The US has a track record of being able to find touchpoints in international deals and taking action, Margolis said.

Israeli fintech firm Payoneer, for example, agreed in July to pay the US Treasury Department a fine of some $1.4 million as part of a settlement for over 2,000 sanctions violations, by processing payments for parties located in Iran, Sudan, Syria and Crimea, among others, which are subject to sanctions.

US officials will likely be subjecting Israel to added scrutiny now, Margolis said, as it is one of the few Western countries not imposing sanctions.

“There is a question of whether there will be more focus on Israel as a place where there is no local enforcement,” she said.

Because Israel has a vast number of Russian immigrants, Margolis said, commercial and personal ties to Russia are close. In addition, globalization has made it much harder to isolate economies and products from international influences.

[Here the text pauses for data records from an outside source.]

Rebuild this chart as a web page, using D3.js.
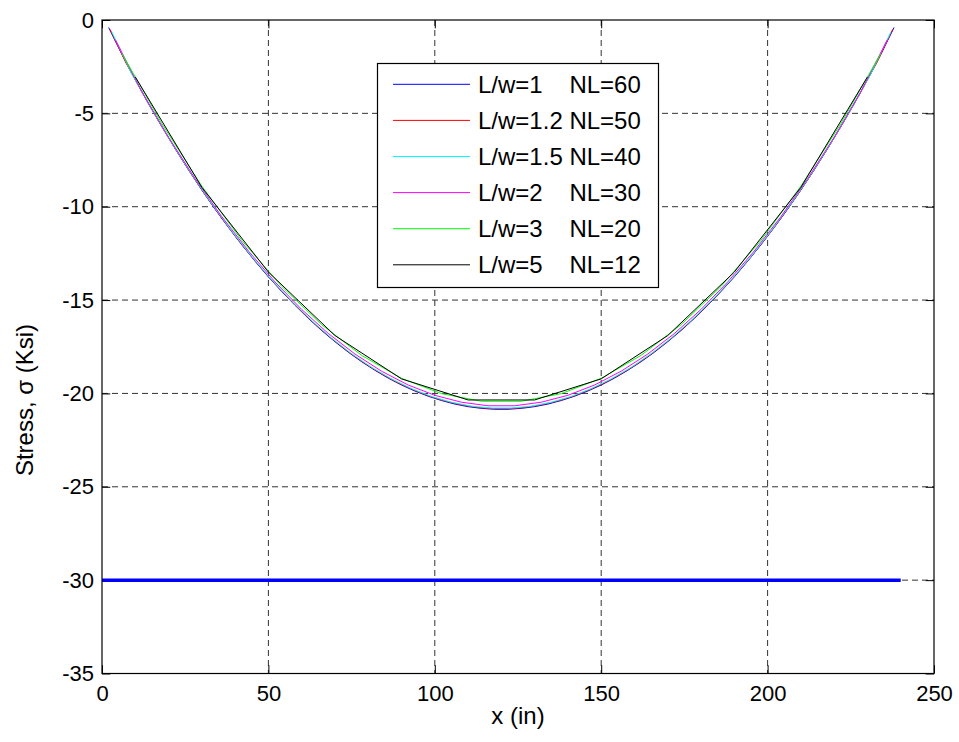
<!DOCTYPE html>
<html>
  <head>
    <meta charset="utf-8">
    <script src="https://d3js.org/d3.v7.min.js"></script>
    <style>
      body { margin: 0; background: white; }
      svg { font-family: "Liberation Sans", Arial, Helvetica, sans-serif; }
      .tick line { stroke: black; }
      .grid line { stroke: #333; stroke-dasharray: 6,4; }
    </style>
  </head>
  <body>
    <svg id="chart" width="959" height="742"></svg>
    <script>
      // beam span and element counts (elements are plotted at their midpoints)
      var span = 240;
      var labels = ['L/w=1    NL=60', 'L/w=1.2 NL=50', 'L/w=1.5 NL=40', 'L/w=2    NL=30', 'L/w=3    NL=20', 'L/w=5    NL=12'];
      var colors = ['#0000ff', '#ff0000', '#00ffff', '#ff00ff', '#00ff00', '#000000'];
      var nl = [60, 50, 40, 30, 20, 12];

      // stress per element (Ksi)
      var s60 = [-0.40, -1.85, -3.20, -4.50, -5.72, -6.90, -8.03, -9.11, -10.14, -11.11, -12.04, -12.92, -13.76, -14.54, -15.28,
                 -15.98, -16.63, -17.23, -17.79, -18.30, -18.76, -19.18, -19.55, -19.87, -20.15, -20.38, -20.57, -20.71, -20.80, -20.85,
                 -20.85, -20.80, -20.71, -20.57, -20.38, -20.15, -19.87, -19.55, -19.18, -18.76, -18.30, -17.79, -17.23, -16.63, -15.98,
                 -15.28, -14.54, -13.76, -12.92, -12.04, -11.11, -10.14, -9.11, -8.03, -6.90, -5.72, -4.50, -3.20, -1.85, -0.40];
      var s50 = [-0.50, -2.30, -3.85, -5.35, -6.78, -8.13, -9.41, -10.62, -11.75, -12.82, -13.82, -14.75, -15.62, -16.42, -17.15,
                 -17.82, -18.42, -18.95, -19.42, -19.81, -20.15, -20.41, -20.61, -20.75, -20.81,
                 -20.81, -20.75, -20.61, -20.41, -20.15, -19.81, -19.42, -18.95, -18.42, -17.82, -17.15, -16.42, -15.62, -14.75, -13.82,
                 -12.82, -11.75, -10.62, -9.41, -8.13, -6.78, -5.35, -3.85, -2.30, -0.50];
      var s40 = [-0.65, -2.90, -4.80, -6.60, -8.28, -9.85, -11.31, -12.67, -13.92, -15.06, -16.10, -17.04, -17.87, -18.60, -19.22,
                 -19.74, -20.16, -20.47, -20.68, -20.78,
                 -20.78, -20.68, -20.47, -20.16, -19.74, -19.22, -18.60, -17.87, -17.04, -16.10, -15.06, -13.92, -12.67, -11.31, -9.85,
                 -8.28, -6.60, -4.80, -2.90, -0.65];
      var s30 = [-1.05, -3.85, -6.28, -8.50, -10.53, -12.37, -14.03, -15.50, -16.79, -17.89, -18.81, -19.55, -20.10, -20.47, -20.66,
                 -20.66, -20.47, -20.10, -19.55, -18.81, -17.89, -16.79, -15.50, -14.03, -12.37, -10.53, -8.50, -6.28, -3.85, -1.05];
      var s20 = [-1.80, -5.55, -8.90, -11.80, -14.27, -16.32, -17.96, -19.19, -20.01, -20.42,
                 -20.42, -20.01, -19.19, -17.96, -16.32, -14.27, -11.80, -8.90, -5.55, -1.80];
      var s12 = [-3.05, -8.96, -13.50, -16.90, -19.22, -20.35, -20.35, -19.22, -16.90, -13.50, -8.96, -3.05];
      var stress = [s60, s50, s40, s30, s20, s12];

      // allowable stress line
      var limitX = [0, 240];
      var limitY = -30;

      var xTicks = [0, 50, 100, 150, 200, 250];
      var yTicks = [0, -5, -10, -15, -20, -25, -30, -35];

      var svg = d3.select('#chart');
      var pL = 102, pR = 934, pT = 20, pB = 673.5;
      var x = d3.scaleLinear().domain([0, 250]).range([pL, pR]);
      var y = d3.scaleLinear().domain([-35, 0]).range([pB, pT]);
      var tl = 8.3;

      svg.append('rect').attr('width', 959).attr('height', 742).attr('fill', 'white');

      // grid
      var grid = svg.append('g').attr('class', 'grid');
      grid.selectAll('.gx').data(xTicks.slice(1, -1)).enter().append('line')
        .attr('x1', d => x(d)).attr('x2', d => x(d)).attr('y1', pT).attr('y2', pB);
      grid.selectAll('.gy').data(yTicks.slice(1, -1)).enter().append('line')
        .attr('y1', d => y(d)).attr('y2', d => y(d)).attr('x1', pL).attr('x2', pR);

      // axes, ticks pointing inwards like matlab
      var gx = svg.append('g').attr('transform', `translate(0,${pB})`)
        .call(d3.axisBottom(x).tickValues(xTicks).tickSizeInner(-tl).tickSizeOuter(0).tickPadding(12));
      svg.append('g').attr('transform', `translate(0,${pT})`)
        .call(d3.axisTop(x).tickValues(xTicks).tickSizeInner(-tl).tickSizeOuter(0).tickFormat(''));
      var gy = svg.append('g').attr('transform', `translate(${pL},0)`)
        .call(d3.axisLeft(y).tickValues(yTicks).tickSizeInner(-tl).tickSizeOuter(0).tickPadding(8));
      svg.append('g').attr('transform', `translate(${pR},0)`)
        .call(d3.axisRight(y).tickValues(yTicks).tickSizeInner(-tl).tickSizeOuter(0).tickFormat(''));
      svg.selectAll('.domain').remove();
      svg.selectAll('.tick text').attr('font-size', 22).attr('fill', 'black').attr('font-family', null);
      gx.selectAll('.tick text').attr('dy', '0.71em');
      gy.selectAll('.tick text').text(d => d === 0 ? '0' : '-' + Math.abs(d));

      // curves
      var line = d3.line().x(d => x(d[0])).y(d => y(d[1]));
      stress.forEach(function(vals, k) {
        var h = span / nl[k];
        var pts = vals.map((v, i) => [(i + 0.5) * h, v]);
        svg.append('path').attr('d', line(pts)).attr('fill', 'none')
          .attr('stroke', colors[k]).attr('stroke-width', 1);
      });

      svg.append('line')
        .attr('x1', x(limitX[0])).attr('x2', x(limitX[1]))
        .attr('y1', y(limitY)).attr('y2', y(limitY))
        .attr('stroke', '#0000ff').attr('stroke-width', 3.5);

      // box
      svg.append('rect').attr('x', pL).attr('y', pT)
        .attr('width', pR - pL).attr('height', pB - pT)
        .attr('fill', 'none').attr('stroke', 'black').attr('stroke-width', 1.2);

      // legend
      var lg = svg.append('g');
      lg.append('rect').attr('x', 377.5).attr('y', 63.5).attr('width', 281).attr('height', 224)
        .attr('fill', 'white').attr('stroke', 'black').attr('stroke-width', 1.2);
      labels.forEach(function(t, i) {
        var cy = 84.3 + i * 36.1;
        lg.append('line').attr('x1', 393).attr('x2', 470).attr('y1', cy).attr('y2', cy)
          .attr('stroke', colors[i]).attr('stroke-width', 1);
        lg.append('text').attr('x', 478).attr('y', cy + 8.6).attr('font-size', 24)
          .style('white-space', 'pre').text(t);
      });

      // axis labels
      svg.append('text').attr('x', (pL + pR) / 2).attr('y', 724)
        .attr('text-anchor', 'middle').attr('font-size', 24).text('x (in)');
      svg.append('text').attr('transform', 'translate(33,400) rotate(-90)')
        .attr('text-anchor', 'middle').attr('font-size', 24).text('Stress, \u03c3 (Ksi)');
    </script>
  </body>
</html>
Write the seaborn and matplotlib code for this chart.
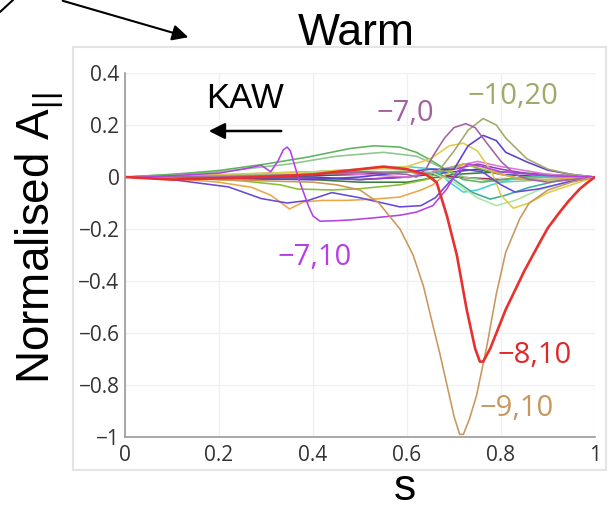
import matplotlib
matplotlib.use("Agg")
import matplotlib.pyplot as plt
import pandas as pd
import seaborn as sns
from matplotlib.patches import Rectangle, FancyArrowPatch
from matplotlib.lines import Line2D

# ---------------- data ----------------
s_m9_10 = [0, 0.1, 0.2, 0.3, 0.4, 0.45, 0.5, 0.54, 0.585, 0.613, 0.635, 0.655, 0.67, 0.685, 0.70, 0.712, 0.72, 0.733, 0.748, 0.77, 0.79, 0.81, 0.84, 0.86, 0.9, 0.95, 1]
a_m9_10 = [0, -0.005, -0.01, -0.015, -0.02, -0.03, -0.05, -0.10, -0.20, -0.30, -0.42, -0.57, -0.68, -0.80, -0.92, -0.99, -0.99, -0.93, -0.84, -0.65, -0.45, -0.29, -0.16, -0.10, -0.05, -0.02, 0]

s_m8_10 = [0, 0.1, 0.2, 0.3, 0.4, 0.5, 0.55, 0.6, 0.64, 0.663, 0.685, 0.706, 0.727, 0.745, 0.755, 0.762, 0.777, 0.81, 0.85, 0.883, 0.90, 0.925, 0.945, 0.968, 0.985, 1]
a_m8_10 = [0, -0.01, -0.005, 0.0, 0.01, 0.03, 0.04, 0.03, 0.01, -0.02, -0.15, -0.30, -0.51, -0.66, -0.71, -0.71, -0.66, -0.51, -0.36, -0.25, -0.195, -0.135, -0.09, -0.045, -0.02, 0]

s_m7_10 = [0, 0.1, 0.2, 0.25, 0.29, 0.31, 0.325, 0.337, 0.345, 0.352, 0.36, 0.37, 0.38, 0.39, 0.40, 0.415, 0.45, 0.48, 0.53, 0.585, 0.62, 0.655, 0.685, 0.706, 0.73, 0.76, 0.8, 0.9, 1]
a_m7_10 = [0, 0.005, 0.015, 0.03, 0.045, 0.02, 0.06, 0.105, 0.115, 0.10, 0.05, -0.01, -0.06, -0.11, -0.15, -0.17, -0.168, -0.165, -0.157, -0.147, -0.135, -0.11, -0.045, 0.02, 0.05, 0.04, 0.02, 0.005, 0]

s_m7_0 = [0, 0.2, 0.4, 0.5, 0.6, 0.62, 0.64, 0.655, 0.68, 0.70, 0.725, 0.745, 0.77, 0.80, 0.83, 0.86, 0.9, 0.95, 1]
a_m7_0 = [0, 0.0, 0.01, 0.02, 0.01, 0.0, 0.03, 0.08, 0.15, 0.19, 0.205, 0.19, 0.13, 0.06, 0.01, -0.01, -0.02, -0.01, 0]

s_m10_20 = [0, 0.2, 0.4, 0.5, 0.6, 0.65, 0.67, 0.70, 0.73, 0.762, 0.79, 0.81, 0.855, 0.9, 0.95, 1]
a_m10_20 = [0, 0.005, 0.01, 0.02, 0.02, 0.01, 0.03, 0.10, 0.18, 0.225, 0.20, 0.15, 0.07, 0.03, 0.01, 0]

s_c6 = [0, 0.2, 0.4, 0.5, 0.6, 0.65, 0.70, 0.73, 0.762, 0.79, 0.81, 0.855, 0.90, 0.95, 1]
a_c6 = [0, -0.005, -0.01, 0.0, 0.02, 0.03, 0.03, 0.12, 0.16, 0.14, 0.095, 0.058, 0.026, 0.01, 0]

s_c7 = [0, 0.1, 0.22, 0.29, 0.345, 0.39, 0.44, 0.5, 0.585, 0.63, 0.66, 0.69, 0.72, 0.76, 0.80, 0.83, 0.88, 0.94, 1]
a_c7 = [0, -0.01, -0.038, -0.083, -0.10, -0.09, -0.06, -0.08, -0.115, -0.11, -0.08, -0.02, 0.03, 0.02, -0.03, -0.058, -0.046, -0.02, 0]

s_c8 = [0, 0.1, 0.2, 0.27, 0.31, 0.33, 0.35, 0.38, 0.42, 0.47, 0.53, 0.585, 0.63, 0.655, 0.69, 0.72, 0.76, 0.80, 0.85, 0.9, 0.95, 1]
a_c8 = [0, -0.005, -0.02, -0.04, -0.07, -0.096, -0.123, -0.096, -0.09, -0.09, -0.085, -0.077, -0.05, -0.03, 0.02, 0.05, 0.04, 0.01, -0.01, -0.01, -0.005, 0]

s_c9 = [0, 0.2, 0.4, 0.5, 0.6, 0.65, 0.69, 0.72, 0.75, 0.78, 0.80, 0.826, 0.86, 0.9, 0.95, 1]
a_c9 = [0, 0.01, 0.02, 0.03, 0.04, 0.07, 0.12, 0.13, 0.10, 0.02, -0.07, -0.12, -0.10, -0.06, -0.03, 0]

s_c10 = [0, 0.1, 0.2, 0.3, 0.39, 0.48, 0.53, 0.585, 0.62, 0.655, 0.69, 0.72, 0.76, 0.8, 0.85, 0.9, 1]
a_c10 = [0, 0.01, 0.025, 0.05, 0.077, 0.11, 0.12, 0.115, 0.095, 0.06, 0.02, -0.01, -0.02, -0.01, 0.0, 0.0, 0]

s_c11 = [0, 0.2, 0.35, 0.45, 0.55, 0.62, 0.67, 0.72, 0.8, 0.9, 1]
a_c11 = [0, 0.02, 0.05, 0.08, 0.095, 0.08, 0.04, 0.0, -0.02, -0.01, 0]

s_c12 = [0, 0.15, 0.25, 0.33, 0.366, 0.44, 0.5, 0.585, 0.64, 0.68, 0.72, 0.78, 0.85, 0.92, 1]
a_c12 = [0, -0.005, -0.015, -0.03, -0.046, -0.05, -0.045, -0.03, -0.01, 0.03, 0.05, 0.02, -0.01, -0.01, 0]

s_c13 = [0, 0.2, 0.4, 0.5, 0.6, 0.66, 0.69, 0.72, 0.75, 0.78, 0.82, 0.88, 0.94, 1]
a_c13 = [0, 0.005, 0.02, 0.03, 0.04, 0.03, -0.02, -0.058, -0.05, -0.03, -0.01, 0.0, 0.0, 0]

s_c14 = [0, 0.2, 0.4, 0.55, 0.65, 0.7, 0.74, 0.777, 0.81, 0.86, 0.92, 1]
a_c14 = [0, 0.0, 0.01, 0.02, 0.02, -0.01, -0.06, -0.085, -0.07, -0.04, -0.015, 0]

s_c15 = [0, 0.2, 0.4, 0.55, 0.65, 0.7, 0.75, 0.79, 0.83, 0.88, 0.94, 1]
a_c15 = [0, 0.005, 0.015, 0.03, 0.02, -0.02, -0.08, -0.11, -0.09, -0.05, -0.02, 0]

s_c16 = [0, 0.2, 0.4, 0.5, 0.6, 0.7, 0.8, 0.9, 1]
a_c16 = [0, -0.005, -0.01, -0.02, -0.02, 0.01, 0.02, 0.01, 0]

s_c17 = [0, 0.2, 0.3, 0.4, 0.5, 0.6, 0.7, 0.75, 0.8, 0.9, 1]
a_c17 = [0, 0.005, 0.015, 0.02, 0.01, 0.0, 0.04, 0.06, 0.04, 0.01, 0]

s_c18 = [0, 0.2, 0.4, 0.5, 0.6, 0.7, 0.8, 0.9, 1]
a_c18 = [0, -0.003, 0.005, 0.01, 0.02, 0.0, -0.01, 0.0, 0]

s_c19 = [0, 0.2, 0.4, 0.5, 0.6, 0.7, 0.75, 0.8, 0.9, 1]
a_c19 = [0, 0.0, 0.0, -0.01, 0.0, 0.02, 0.03, 0.01, 0.0, 0]

s_c20 = [0, 0.3, 0.5, 0.6, 0.7, 0.75, 0.8, 0.9, 1]
a_c20 = [0, 0.0, -0.01, 0.0, 0.03, 0.05, 0.03, 0.0, 0]

xticks = [0, 0.2, 0.4, 0.6, 0.8, 1]
xtick_labels = ["0", "0.2", "0.4", "0.6", "0.8", "1"]
yticks = [-1, -0.8, -0.6, -0.4, -0.2, 0, 0.2, 0.4]
ytick_labels = ["\u22121", "\u22120.8", "\u22120.6", "\u22120.4", "\u22120.2", "0", "0.2", "0.4"]

label_texts = ["\u22127,0", "\u221210,20", "\u22127,10", "\u22128,10", "\u22129,10"]

# ---------------- styling ----------------
curves = [
    ("c16", s_c16, a_c16), ("c18", s_c18, a_c18), ("c19", s_c19, a_c19),
    ("c20", s_c20, a_c20), ("c17", s_c17, a_c17), ("c11", s_c11, a_c11),
    ("c10", s_c10, a_c10), ("c12", s_c12, a_c12), ("c13", s_c13, a_c13),
    ("c14", s_c14, a_c14), ("c15", s_c15, a_c15), ("c9", s_c9, a_c9),
    ("c8", s_c8, a_c8), ("c7", s_c7, a_c7), ("c6", s_c6, a_c6),
    ("m10_20", s_m10_20, a_m10_20), ("m7_0", s_m7_0, a_m7_0),
    ("m7_10", s_m7_10, a_m7_10), ("m9_10", s_m9_10, a_m9_10),
]
palette = {
    "c16": "#3c7c3c", "c18": "#a02848", "c19": "#3050a8", "c20": "#9040c0",
    "c17": "#d878d8", "c11": "#8cc88c", "c10": "#5cb45c", "c12": "#88c030",
    "c13": "#40d4d8", "c14": "#3aaa9a", "c15": "#a8e8a0", "c9": "#e0cc48",
    "c8": "#e8a848", "c7": "#6a48d8", "c6": "#5c3ed2", "m10_20": "#a2a86a",
    "m7_0": "#a3629f", "m7_10": "#b640e6", "m9_10": "#c9975c",
    "m8_10": "#e8302e",
}

rows = []
for name, s, a in curves:
    for si, ai in zip(s, a):
        rows.append({"curve": name, "s": si, "A": ai})
df = pd.DataFrame(rows)
df_red = pd.DataFrame({"curve": "m8_10", "s": s_m8_10, "A": a_m8_10})

sns.set_theme(style="white")
plt.rcParams["font.family"] = ["Open Sans", "DejaVu Sans"]
plt.rcParams["mathtext.fontset"] = "custom"
plt.rcParams["mathtext.rm"] = "Liberation Sans"
plt.rcParams["mathtext.it"] = "Liberation Sans"

W, H = 615, 512
fig = plt.figure(figsize=(W / 100, H / 100), dpi=100)
fig.patch.set_facecolor("white")

# faint outer frame
fig.add_artist(Rectangle((73 / W, 1 - 470 / H), (606 - 73) / W, (470 - 47) / H,
                         transform=fig.transFigure, facecolor="white",
                         edgecolor="#e4e4e4", lw=1.5, zorder=0))

ax = fig.add_axes([125 / W, 1 - 437 / H, (595 - 125) / W, (437 - 73) / H])
ax.set_facecolor("white")

sns.lineplot(data=df, x="s", y="A", hue="curve", hue_order=[c[0] for c in curves],
             palette=palette, sort=False, estimator=None, legend=False,
             linewidth=1.15, ax=ax)
sns.lineplot(data=df_red, x="s", y="A", hue="curve", palette=palette, sort=False,
             estimator=None, legend=False, linewidth=1.9, ax=ax)

ax.set_xlim(0, 1)
ax.set_ylim(-1, 0.4)
ax.set_xticks(xticks)
ax.set_xticklabels(xtick_labels)
ax.set_yticks(yticks)
ax.set_yticklabels(ytick_labels)
ax.grid(True, color="#f0f0f0", lw=1)
ax.set_axisbelow(True)
for side in ["top", "right"]:
    ax.spines[side].set_visible(False)
for side in ["left", "bottom"]:
    ax.spines[side].set_color("#9a9a9a")
    ax.spines[side].set_linewidth(1.2)
ax.tick_params(direction="in", length=3, width=1, color="#9a9a9a",
               labelsize=15, labelcolor="#333333")
ax.tick_params(axis="x", pad=6)
ax.tick_params(axis="y", pad=4)
ax.set_xlabel("")
ax.set_ylabel("")

# titles / labels
fig.text(356 / W, 1 - 45 / H, "Warm", ha="center", va="baseline",
         fontsize=32, family="Liberation Sans", color="black")
fig.text(405 / W, 1 - 500 / H, "s", ha="center", va="baseline",
         fontsize=32, family="Liberation Sans", color="black")
fig.text(49 / W, 1 - 238 / H, r"Normalised A$_{||}$", ha="center", va="baseline",
         rotation=90, rotation_mode="anchor", fontsize=33,
         family="Liberation Sans", color="black")

# KAW annotation
fig.text(245 / W, 1 - 98 / H, "KAW", ha="center", va="center",
         fontsize=25, family="Liberation Sans", color="black")
fig.add_artist(FancyArrowPatch(
    (284 / W, 1 - 131 / H), (206 / W, 1 - 131 / H), transform=fig.transFigure,
    arrowstyle="-|>", mutation_scale=24, lw=1.8, color="black"))

# cut-off arrows at the top-left corner
fig.add_artist(Line2D([0 / W, 13 / W], [1 - 12 / H, 1 - 0 / H],
                      transform=fig.transFigure, color="black", lw=1.5))
fig.add_artist(FancyArrowPatch(
    (60 / W, 1 - 0 / H), (191 / W, 1 - 38 / H), transform=fig.transFigure,
    arrowstyle="-|>", mutation_scale=24, lw=1.5, color="black"))

# curve labels (data coords)
label_x = [0.535, 0.728, 0.325, 0.793, 0.755]
label_y = [0.245, 0.31, -0.31, -0.685, -0.89]
label_colors = ["#a3629f", "#a2a86a", "#b640e6", "#e0282a", "#c9975c"]
for t, x, y, c in zip(label_texts, label_x, label_y, label_colors):
    ax.text(x, y, t, ha="left", va="center", fontsize=21, color=c,
            family=["Open Sans", "DejaVu Sans"])

fig.savefig("out.png", dpi=100, facecolor="white")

“The world is really not set up for companies to act as an island,” said Margolis.

“Today, if you look at any product almost, it is never 100% manufactured in one country,” she noted.

The sanctions imposed on Russia will build on the already growing trend for added transparency, she said. And regulators will expect to see companies and entities setting out compliance programs and guidelines and allocating resources and teams to track customers and suppliers.

“There are so many nuances to this situation and it is also relatively unprecedented,” Margolis said.

“There has never been this kind of sanctions over such a very short amount of time by so many countries under so many different types of regulations affecting so many different kinds of businesses. So, I think the circle of businesses and people affected is really much wider than ever and I think that creates a lot of uncertainty for a lot of people,” she concluded.